North Orientation and Compass Alignment
Sun path diagrams are oriented to true north, not magnetic north. If you’re comparing the diagram to compass readings taken on-site, you need to account for magnetic declination, the difference between where a compass needle points and true geographic north. In some parts of the United States, this offset is over 15°, enough to significantly misalign a shading analysis. The U.S. Geological Survey provides declination values by location.
Using the Diagram for Shading Analysis
One of the most practical uses of a sun path diagram is figuring out when and where shadows will fall on a site. The process involves creating a “shading mask,” an outline of everything that blocks the sky as seen from a specific point on your property.

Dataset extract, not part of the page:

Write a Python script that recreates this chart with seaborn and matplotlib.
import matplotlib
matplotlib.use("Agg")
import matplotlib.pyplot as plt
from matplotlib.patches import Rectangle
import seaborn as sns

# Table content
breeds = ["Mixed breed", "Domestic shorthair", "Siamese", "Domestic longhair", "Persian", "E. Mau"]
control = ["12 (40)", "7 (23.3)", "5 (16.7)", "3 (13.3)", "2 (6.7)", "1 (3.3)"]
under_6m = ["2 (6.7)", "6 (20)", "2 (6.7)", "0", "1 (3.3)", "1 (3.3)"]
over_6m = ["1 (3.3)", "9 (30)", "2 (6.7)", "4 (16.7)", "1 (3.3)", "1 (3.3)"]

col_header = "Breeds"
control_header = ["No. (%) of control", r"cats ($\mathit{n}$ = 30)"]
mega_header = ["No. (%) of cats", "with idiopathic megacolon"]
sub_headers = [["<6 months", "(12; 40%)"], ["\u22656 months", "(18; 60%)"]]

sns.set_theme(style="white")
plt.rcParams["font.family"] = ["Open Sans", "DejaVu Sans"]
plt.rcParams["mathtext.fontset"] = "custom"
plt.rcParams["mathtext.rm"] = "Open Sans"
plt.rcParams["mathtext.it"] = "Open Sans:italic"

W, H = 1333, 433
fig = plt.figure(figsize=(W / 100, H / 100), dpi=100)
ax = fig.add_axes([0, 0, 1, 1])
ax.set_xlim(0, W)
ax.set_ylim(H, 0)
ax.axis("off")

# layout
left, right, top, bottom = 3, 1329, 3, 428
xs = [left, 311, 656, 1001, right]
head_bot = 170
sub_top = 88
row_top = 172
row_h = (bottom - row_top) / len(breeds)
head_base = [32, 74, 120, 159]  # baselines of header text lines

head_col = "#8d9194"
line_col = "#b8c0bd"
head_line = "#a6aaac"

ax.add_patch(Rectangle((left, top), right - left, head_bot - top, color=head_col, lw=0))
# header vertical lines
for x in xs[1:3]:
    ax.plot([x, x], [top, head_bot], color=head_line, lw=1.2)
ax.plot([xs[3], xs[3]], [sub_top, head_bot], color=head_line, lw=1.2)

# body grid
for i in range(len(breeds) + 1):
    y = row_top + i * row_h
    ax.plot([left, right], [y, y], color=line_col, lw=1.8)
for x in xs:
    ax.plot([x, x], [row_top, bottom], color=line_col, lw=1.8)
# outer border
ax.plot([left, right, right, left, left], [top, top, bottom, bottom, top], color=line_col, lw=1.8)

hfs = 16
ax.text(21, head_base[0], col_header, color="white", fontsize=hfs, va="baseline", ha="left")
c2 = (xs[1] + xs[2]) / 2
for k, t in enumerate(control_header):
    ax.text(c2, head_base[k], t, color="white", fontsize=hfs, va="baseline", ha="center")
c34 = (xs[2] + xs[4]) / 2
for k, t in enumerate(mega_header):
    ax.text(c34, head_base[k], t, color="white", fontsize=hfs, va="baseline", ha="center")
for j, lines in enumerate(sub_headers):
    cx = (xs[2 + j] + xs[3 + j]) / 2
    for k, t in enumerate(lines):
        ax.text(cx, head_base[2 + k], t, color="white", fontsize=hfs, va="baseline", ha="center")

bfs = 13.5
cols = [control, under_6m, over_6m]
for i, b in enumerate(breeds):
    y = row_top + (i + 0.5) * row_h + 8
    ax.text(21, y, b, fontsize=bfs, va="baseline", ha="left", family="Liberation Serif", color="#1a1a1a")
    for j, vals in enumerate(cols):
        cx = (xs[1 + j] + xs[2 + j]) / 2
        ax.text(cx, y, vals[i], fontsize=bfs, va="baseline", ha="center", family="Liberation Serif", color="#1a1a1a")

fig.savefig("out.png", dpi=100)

The simplest method is a horizon survey. Stand at the point you care about (a future solar panel location, a garden bed, a window) and measure the elevation angle and compass direction of every obstruction along the skyline: rooftops, trees, ridgelines. Plot those points onto the sun path diagram. Everything below your obstruction line has sun. Everything above it is blocked.

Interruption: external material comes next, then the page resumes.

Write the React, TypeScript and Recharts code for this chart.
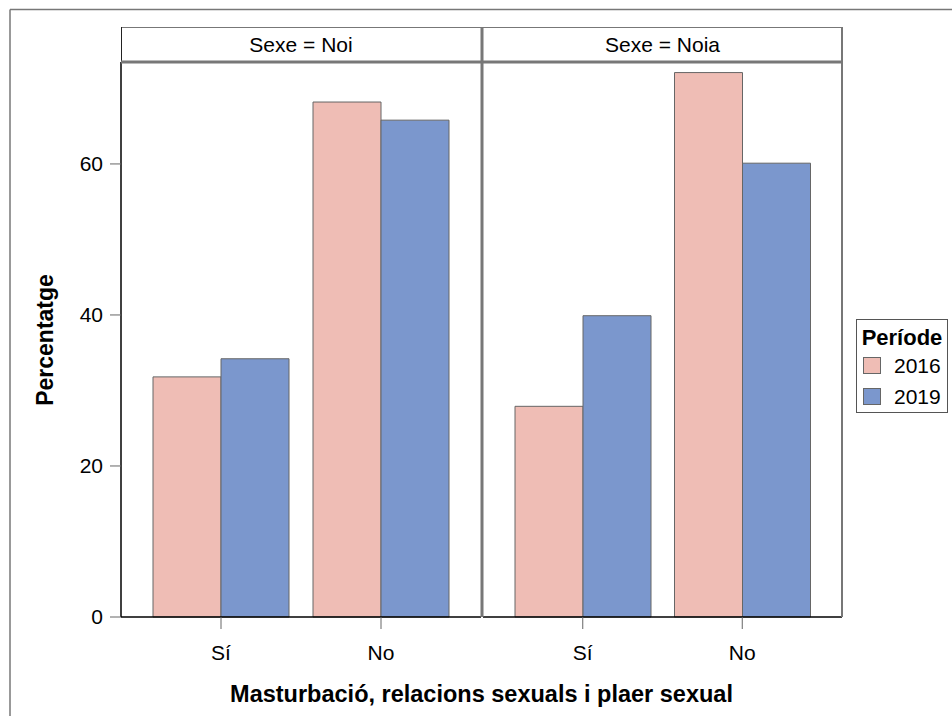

A faster alternative uses fisheye photography. A fisheye lens captures the entire sky dome in one circular image. When that image is overlaid on a polar sun path diagram, you can immediately see which sun paths are blocked and during which hours. Trees, neighboring buildings, and terrain all show up as dark shapes crossing the sun’s arcs.
Either way, the result tells you exactly which months and hours your site receives direct sunlight. This is essential for sizing solar panels, designing building overhangs, planning gardens, and evaluating passive heating potential. A location that gets full sun in summer but is shaded from October through February, for example, will show up clearly: the winter date lines will fall behind the obstruction outline while the summer lines remain in the clear portion of the chart.